☆ 読書と評論 ☆


 読書は難しい。どうしても評判や作者への思いが読みに影響して適切な評価ができない。芥川賞受賞の又吉氏の「火花」などその典型で、世評の高さから優れた作品に違いないという予感と、有名人の受賞に対する妬みが交錯して、適当な距離が取れない。ざっと目を通して、さすが受賞をするだけのことはあるという感想と、100万部以上売れるほどの作品ではないという複雑な感情が同時に湧いてくる。今は適切な評価ができないので、ブームが去ってから、じっくりと読むことにする。

 小説だけではなく、他のジャンルの著作でも同じことが言える。特に哲学思想の領域では、世評や作者への思いが決定的な役割を果たす。マルクスに傾倒していた学生時代、マルクスの著作、特に「資本論」は最終的な真理を告げる天啓の書にも等しい偉大な著作と信じて疑わなかった。だが知識と経験が増えていくとともに考えは変わった。歴史に残る優れた著作であることは変わらぬ事実でも、そこには多くの誤りや時代遅れな考え、表現が含まれていると感じるようになった。今では、アダム・スミスやリカード、カントやヘーゲルなどの著作と同様、優れた著作ではあるが、時代の制約を超えるものではないと考えるようになっている。これは筆者が歳と共に少しは賢くなった証だと考えている。だが本当はそうではないのかもしれない。若き時代の純真さを失い、生半可な知識と俗物的な思想に毒され、マルクスの真理を素直に読み取ることが出来なくなっただけ、と考えることもできる。いずれにしろ、哲学思想関係の著作は適切な読解と評価が難しい。
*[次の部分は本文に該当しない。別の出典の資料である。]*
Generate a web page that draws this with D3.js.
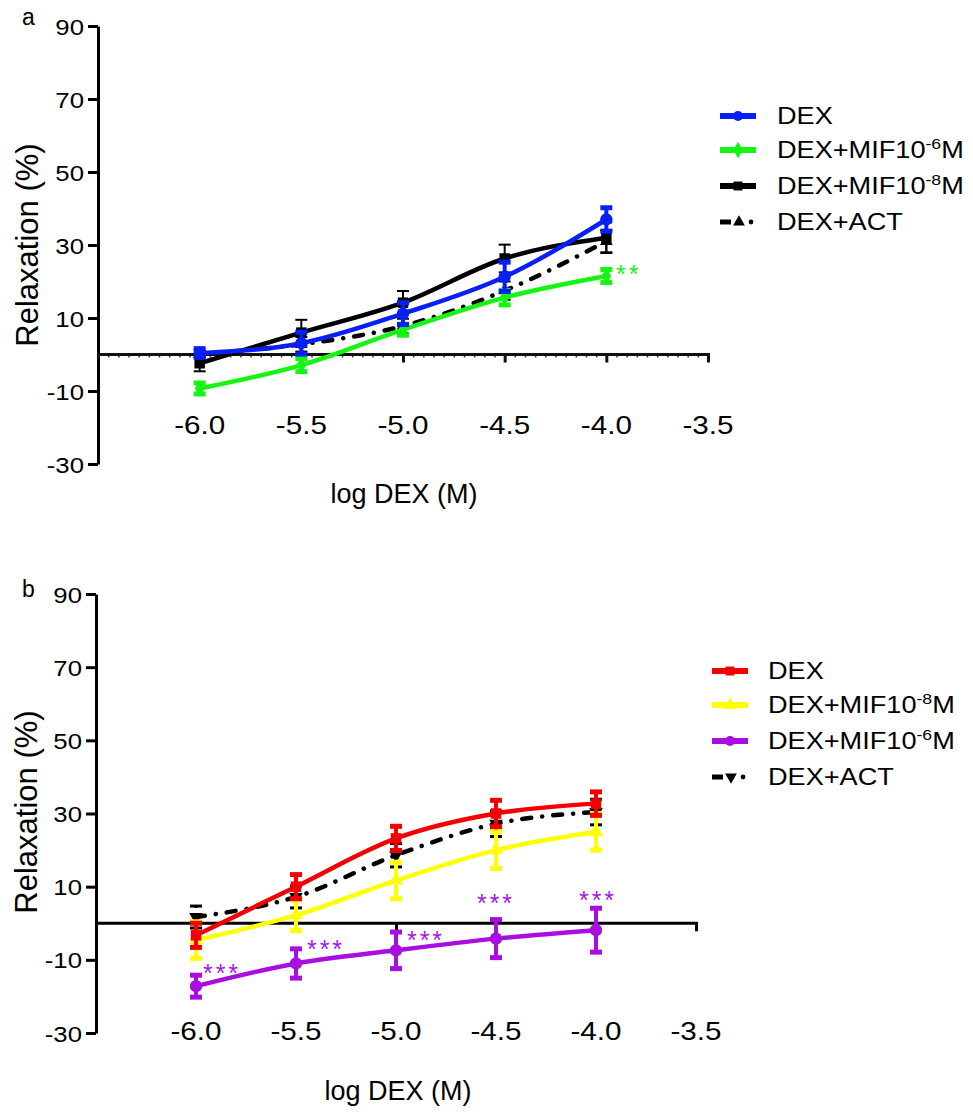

 「適切な評価など存在しない、自分の読みが全てであり正しさなどを気にすることはない」という意見もあろう。しかし、唯一無二の正しい読み方や評価は存在しないとしても、明らかに不適切な読み方、先入観による歪んだ評価というものはある。読者として、それを回避する方法が知りたい。自然科学や工学系の著作では難しくて理解できないことは頻繁にあるが、そこそこ理解できたと思う時には、大よそ適切な読解ができているし、評価も妥当なものとなる。そのことは応用問題を解くことで確かめることができる。概ね正しい答えが得られれば適切に理解したと言えるし、できなければ読み直すか、自分の頭では理解できないと諦める。文学や哲学思想書など人文系の著作でも同じことはできないだろうか。

 手間は掛かるが、できないことはない。まず著作の要約を書く。要約を基に時事問題あるいは過去の歴史、あるいは別の作者の著作や思想を評論する。文学であれば評論の代わりに短編を書く。そして、その評論や短編を他人に読んでもらい意見をもらう。こういう作業を通じて、読解と評価の妥当性を大よそ判断することができる。不適切であることが分かったら、もう一度、見方を変えて読み直し同じ作業をする。

 時間がない、人に読んでもらえるような短編が書けるのであれば作家になっている、という人が多いだろう。筆者もその一人で、一般読者ではこのような作業を貫徹することは難しい。だが、言論人や学者ならば時間があるはずで、こういう作業をきちんとしないといけない。ところが、こういう地道な作業を怠り、独善的に批評し価値を貶めたり過大評価したりすることが余りにも多い。評論家には、このことを心に留めておいてもらいたい。